_JOB:_ Return the material word for word. Do not include pictures.

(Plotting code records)
-------
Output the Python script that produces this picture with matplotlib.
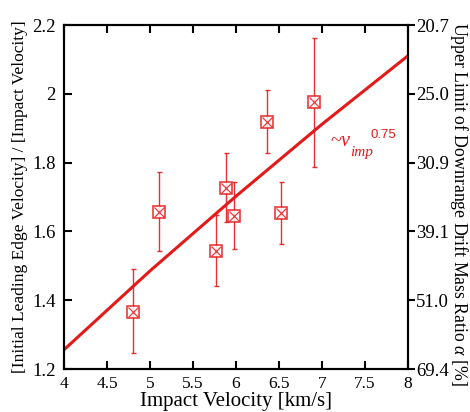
import numpy as np
import matplotlib.pyplot as plt

plt.rcParams.update({
    "font.family": "serif",
    "font.serif": ["Liberation Serif", "DejaVu Serif"],
    "mathtext.fontset": "custom",
    "mathtext.rm": "Liberation Serif",
    "mathtext.it": "Liberation Serif:italic",
    "axes.linewidth": 1.5,
})

# --- data ---
v_imp = [4.80, 5.10, 5.89, 5.77, 5.98, 6.52, 6.36, 6.91]
ratio = [1.367, 1.655, 1.727, 1.543, 1.646, 1.654, 1.919, 1.975]
err_hi = [1.490, 1.774, 1.827, 1.648, 1.743, 1.743, 2.011, 2.161]
err_lo = [1.246, 1.543, 1.628, 1.442, 1.549, 1.563, 1.827, 1.788]

fit_x = [4.0, 5.0, 6.0, 7.0, 8.0]
fit_y = [1.256, 1.485, 1.702, 1.911, 2.110]

yticks = [1.2, 1.4, 1.6, 1.8, 2.0, 2.2]
ytick_labels = ["1.2", "1.4", "1.6", "1.8", "2", "2.2"]
alpha_labels = ["69.4", "51.0", "39.1", "30.9", "25.0", "20.7"]
xticks = [4, 4.5, 5, 5.5, 6, 6.5, 7, 7.5, 8]
xtick_labels = ["4", "4.5", "5", "5.5", "6", "6.5", "7", "7.5", "8"]

red = "#e41a1a"

fig = plt.figure(figsize=(4.70, 4.12), dpi=100)
ax = fig.add_axes([64/470, 1 - 369/412, (407.7-64)/470, (369-25)/412])

# fit line
ax.plot(fit_x, fit_y, color=red, lw=2.2, zorder=3)

# data with asymmetric error bars
y = np.array(ratio)
yerr = [y - np.array(err_lo), np.array(err_hi) - y]
ax.errorbar(v_imp, ratio, yerr=yerr, fmt="none", ecolor=red, elinewidth=1.0,
            capsize=1.8, capthick=1.0, alpha=0.9, zorder=2)
ax.plot(v_imp, ratio, ls="none", marker="s", ms=8.8, mfc="white", mec=red,
        mew=1.2, alpha=0.85, zorder=4)
ax.plot(v_imp, ratio, ls="none", marker="x", ms=6.5, mec=red, mew=0.9,
        alpha=0.85, zorder=5)

# ~v_imp^0.75 annotation
ax.text(7.10, 1.862, r"~$v$", color=red, fontsize=14.5,
        ha="left", va="center")
ax.text(7.33, 1.828, "imp", color=red, fontsize=11, style="italic",
        ha="left", va="center")
ax.text(7.57, 1.88, "0.75", color=red, fontsize=9.5, family="Liberation Sans",
        ha="left", va="center")

ax.set_xlim(4, 8)
ax.set_ylim(1.2, 2.2)
ax.set_xticks(xticks)
ax.set_xticklabels(xtick_labels)
ax.set_yticks(yticks)
ax.set_yticklabels(ytick_labels)
ax.tick_params(axis="both", direction="in", length=6, width=1.5,
               labelsize=12.5, top=True, right=False)
ax.tick_params(axis="y", labelsize=13.5, pad=6)
ax.tick_params(axis="x", pad=5)

ax.set_xlabel("Impact Velocity [km/s]", fontsize=15, labelpad=0)
ax.set_ylabel("[Initial Leading Edge Velocity] / [Impact Velocity]",
              fontsize=12.5, labelpad=3)

ax2 = ax.twinx()
ax2.set_ylim(1.2, 2.2)
ax2.set_yticks(yticks)
ax2.set_yticklabels(alpha_labels)
ax2.tick_params(axis="y", direction="out", length=5, width=1.5,
                labelsize=13.5, pad=1)
ax2.set_ylabel(r"Upper Limit of Downrange Drift Mass Ratio $\alpha$ [%]",
               fontsize=12.8, rotation=270, va="center")
ax2.yaxis.set_label_coords(1.148, 0.48)

fig.savefig("out.png", dpi=100)
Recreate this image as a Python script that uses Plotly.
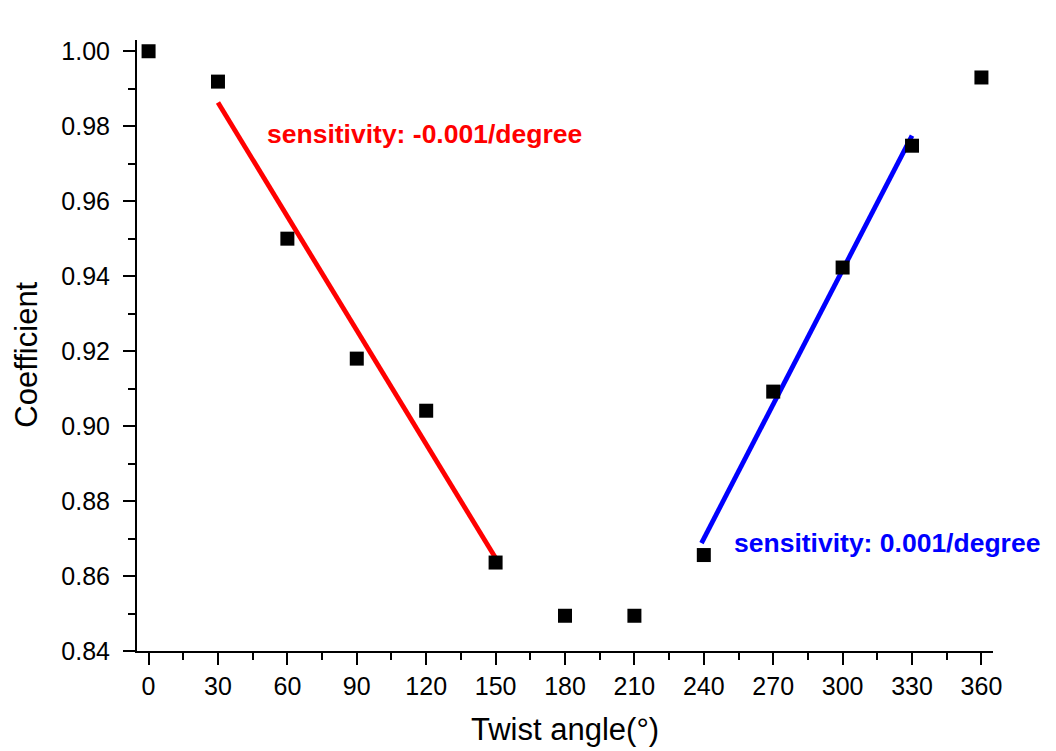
import plotly.graph_objects as go

# Data
twist_angle = [0, 30, 60, 90, 120, 150, 180, 210, 240, 270, 300, 330, 360]
coefficient = [1.000, 0.9919, 0.950, 0.918, 0.9041, 0.8636, 0.8494, 0.8494,
               0.8656, 0.9092, 0.9423, 0.9748, 0.993]

# Linear fit lines (end points)
fit_red_x = [30, 150]
fit_red_y = [0.9863, 0.8648]
fit_blue_x = [239, 330]
fit_blue_y = [0.8688, 0.9775]

x_ticks = [0, 30, 60, 90, 120, 150, 180, 210, 240, 270, 300, 330, 360]
y_ticks = [0.84, 0.86, 0.88, 0.90, 0.92, 0.94, 0.96, 0.98, 1.00]

FONT = "Liberation Sans, Arial, sans-serif"

fig = go.Figure()
fig.add_trace(go.Scatter(x=fit_red_x, y=fit_red_y, mode="lines",
                         line=dict(color="#ff0000", width=4.8), showlegend=False))
fig.add_trace(go.Scatter(x=fit_blue_x, y=fit_blue_y, mode="lines",
                         line=dict(color="#0000ff", width=4.8), showlegend=False))
fig.add_trace(go.Scatter(x=twist_angle, y=coefficient, mode="markers",
                         marker=dict(symbol="square", size=14, color="black",
                                     line=dict(width=0)),
                         showlegend=False))

fig.add_annotation(text="<b>sensitivity: -0.001/degree</b>", x=50.4, y=0.9778,
                   xref="x", yref="y", xanchor="left", yanchor="middle",
                   showarrow=False, font=dict(family=FONT, size=26.5, color="#ff0000"))
fig.add_annotation(text="<b>sensitivity: 0.001/degree</b>", x=252, y=0.8688,
                   xref="x", yref="y", xanchor="left", yanchor="middle",
                   showarrow=False, font=dict(family=FONT, size=26.5, color="#0000ff"))

# Axis titles
fig.add_annotation(text="Twist angle(°)", x=0.5, y=-0.128, xref="paper", yref="paper",
                   xanchor="center", yanchor="middle", showarrow=False,
                   font=dict(family=FONT, size=31, color="black"))
fig.add_annotation(text="Coefficient", x=-0.1285, y=0.485, xref="paper", yref="paper",
                   xanchor="center", yanchor="middle", showarrow=False, textangle=-90,
                   font=dict(family=FONT, size=31, color="black"))

axis_common = dict(
    showline=True, linecolor="black", linewidth=2,
    ticks="outside", ticklen=12, tickwidth=2, tickcolor="black",
    showgrid=False, zeroline=False, mirror=False,
    tickfont=dict(family=FONT, size=25, color="black"),
)

fig.update_xaxes(
    range=[-5, 365], tickmode="array", tickvals=x_ticks,
    ticktext=[str(v) for v in x_ticks],
    minor=dict(ticks="outside", ticklen=7, tickwidth=2, tickcolor="black", dtick=15, tick0=0),
    **axis_common,
)
fig.update_yaxes(
    range=[0.84, 1.003], tickmode="array", tickvals=y_ticks,
    ticktext=[f"{v:.2f}" for v in y_ticks],
    minor=dict(ticks="outside", ticklen=7, tickwidth=2, tickcolor="black", dtick=0.01, tick0=0.84),
    ticklabelstandoff=8,
    **axis_common,
)

fig.update_layout(
    width=1056, height=751,
    margin=dict(l=137, r=63, t=40, b=100),
    paper_bgcolor="white", plot_bgcolor="white",
    font=dict(family=FONT, color="black"),
)

fig.write_html("out.html")
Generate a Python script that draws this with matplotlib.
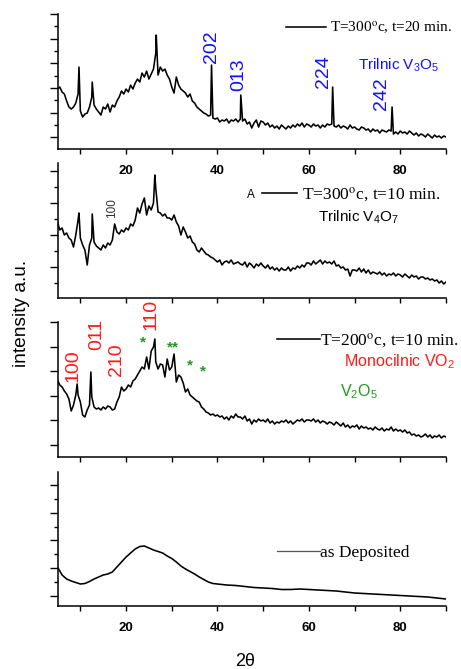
-------
_REPLY:_
Output the Python script that produces this picture with matplotlib.
import numpy as np
import matplotlib.pyplot as plt

plt.rcParams.update({
    "font.family": "serif",
    "font.serif": ["Liberation Serif", "DejaVu Serif"],
    "mathtext.fontset": "custom",
    "mathtext.rm": "Liberation Serif",
    "mathtext.it": "Liberation Serif:italic",
    "axes.linewidth": 1.5,
})

# --- data ---
v_imp = [4.80, 5.10, 5.89, 5.77, 5.98, 6.52, 6.36, 6.91]
ratio = [1.367, 1.655, 1.727, 1.543, 1.646, 1.654, 1.919, 1.975]
err_hi = [1.490, 1.774, 1.827, 1.648, 1.743, 1.743, 2.011, 2.161]
err_lo = [1.246, 1.543, 1.628, 1.442, 1.549, 1.563, 1.827, 1.788]

fit_x = [4.0, 5.0, 6.0, 7.0, 8.0]
fit_y = [1.256, 1.485, 1.702, 1.911, 2.110]

yticks = [1.2, 1.4, 1.6, 1.8, 2.0, 2.2]
ytick_labels = ["1.2", "1.4", "1.6", "1.8", "2", "2.2"]
alpha_labels = ["69.4", "51.0", "39.1", "30.9", "25.0", "20.7"]
xticks = [4, 4.5, 5, 5.5, 6, 6.5, 7, 7.5, 8]
xtick_labels = ["4", "4.5", "5", "5.5", "6", "6.5", "7", "7.5", "8"]

red = "#e41a1a"

fig = plt.figure(figsize=(4.70, 4.12), dpi=100)
ax = fig.add_axes([64/470, 1 - 369/412, (407.7-64)/470, (369-25)/412])

# fit line
ax.plot(fit_x, fit_y, color=red, lw=2.2, zorder=3)

# data with asymmetric error bars
y = np.array(ratio)
yerr = [y - np.array(err_lo), np.array(err_hi) - y]
ax.errorbar(v_imp, ratio, yerr=yerr, fmt="none", ecolor=red, elinewidth=1.0,
            capsize=1.8, capthick=1.0, alpha=0.9, zorder=2)
ax.plot(v_imp, ratio, ls="none", marker="s", ms=8.8, mfc="white", mec=red,
        mew=1.2, alpha=0.85, zorder=4)
ax.plot(v_imp, ratio, ls="none", marker="x", ms=6.5, mec=red, mew=0.9,
        alpha=0.85, zorder=5)

# ~v_imp^0.75 annotation
ax.text(7.10, 1.862, r"~$v$", color=red, fontsize=14.5,
        ha="left", va="center")
ax.text(7.33, 1.828, "imp", color=red, fontsize=11, style="italic",
        ha="left", va="center")
ax.text(7.57, 1.88, "0.75", color=red, fontsize=9.5, family="Liberation Sans",
        ha="left", va="center")

ax.set_xlim(4, 8)
ax.set_ylim(1.2, 2.2)
ax.set_xticks(xticks)
ax.set_xticklabels(xtick_labels)
ax.set_yticks(yticks)
ax.set_yticklabels(ytick_labels)
ax.tick_params(axis="both", direction="in", length=6, width=1.5,
               labelsize=12.5, top=True, right=False)
ax.tick_params(axis="y", labelsize=13.5, pad=6)
ax.tick_params(axis="x", pad=5)

ax.set_xlabel("Impact Velocity [km/s]", fontsize=15, labelpad=0)
ax.set_ylabel("[Initial Leading Edge Velocity] / [Impact Velocity]",
              fontsize=12.5, labelpad=3)

ax2 = ax.twinx()
ax2.set_ylim(1.2, 2.2)
ax2.set_yticks(yticks)
ax2.set_yticklabels(alpha_labels)
ax2.tick_params(axis="y", direction="out", length=5, width=1.5,
                labelsize=13.5, pad=1)
ax2.set_ylabel(r"Upper Limit of Downrange Drift Mass Ratio $\alpha$ [%]",
               fontsize=12.8, rotation=270, va="center")
ax2.yaxis.set_label_coords(1.148, 0.48)

fig.savefig("out.png", dpi=100)
Recreate this image as a Python script that uses Plotly.
import plotly.graph_objects as go

# Data
twist_angle = [0, 30, 60, 90, 120, 150, 180, 210, 240, 270, 300, 330, 360]
coefficient = [1.000, 0.9919, 0.950, 0.918, 0.9041, 0.8636, 0.8494, 0.8494,
               0.8656, 0.9092, 0.9423, 0.9748, 0.993]

# Linear fit lines (end points)
fit_red_x = [30, 150]
fit_red_y = [0.9863, 0.8648]
fit_blue_x = [239, 330]
fit_blue_y = [0.8688, 0.9775]

x_ticks = [0, 30, 60, 90, 120, 150, 180, 210, 240, 270, 300, 330, 360]
y_ticks = [0.84, 0.86, 0.88, 0.90, 0.92, 0.94, 0.96, 0.98, 1.00]

FONT = "Liberation Sans, Arial, sans-serif"

fig = go.Figure()
fig.add_trace(go.Scatter(x=fit_red_x, y=fit_red_y, mode="lines",
                         line=dict(color="#ff0000", width=4.8), showlegend=False))
fig.add_trace(go.Scatter(x=fit_blue_x, y=fit_blue_y, mode="lines",
                         line=dict(color="#0000ff", width=4.8), showlegend=False))
fig.add_trace(go.Scatter(x=twist_angle, y=coefficient, mode="markers",
                         marker=dict(symbol="square", size=14, color="black",
                                     line=dict(width=0)),
                         showlegend=False))

fig.add_annotation(text="<b>sensitivity: -0.001/degree</b>", x=50.4, y=0.9778,
                   xref="x", yref="y", xanchor="left", yanchor="middle",
                   showarrow=False, font=dict(family=FONT, size=26.5, color="#ff0000"))
fig.add_annotation(text="<b>sensitivity: 0.001/degree</b>", x=252, y=0.8688,
                   xref="x", yref="y", xanchor="left", yanchor="middle",
                   showarrow=False, font=dict(family=FONT, size=26.5, color="#0000ff"))

# Axis titles
fig.add_annotation(text="Twist angle(°)", x=0.5, y=-0.128, xref="paper", yref="paper",
                   xanchor="center", yanchor="middle", showarrow=False,
                   font=dict(family=FONT, size=31, color="black"))
fig.add_annotation(text="Coefficient", x=-0.1285, y=0.485, xref="paper", yref="paper",
                   xanchor="center", yanchor="middle", showarrow=False, textangle=-90,
                   font=dict(family=FONT, size=31, color="black"))

axis_common = dict(
    showline=True, linecolor="black", linewidth=2,
    ticks="outside", ticklen=12, tickwidth=2, tickcolor="black",
    showgrid=False, zeroline=False, mirror=False,
    tickfont=dict(family=FONT, size=25, color="black"),
)

fig.update_xaxes(
    range=[-5, 365], tickmode="array", tickvals=x_ticks,
    ticktext=[str(v) for v in x_ticks],
    minor=dict(ticks="outside", ticklen=7, tickwidth=2, tickcolor="black", dtick=15, tick0=0),
    **axis_common,
)
fig.update_yaxes(
    range=[0.84, 1.003], tickmode="array", tickvals=y_ticks,
    ticktext=[f"{v:.2f}" for v in y_ticks],
    minor=dict(ticks="outside", ticklen=7, tickwidth=2, tickcolor="black", dtick=0.01, tick0=0.84),
    ticklabelstandoff=8,
    **axis_common,
)

fig.update_layout(
    width=1056, height=751,
    margin=dict(l=137, r=63, t=40, b=100),
    paper_bgcolor="white", plot_bgcolor="white",
    font=dict(family=FONT, color="black"),
)

fig.write_html("out.html")
Generate a Python script that draws this with matplotlib.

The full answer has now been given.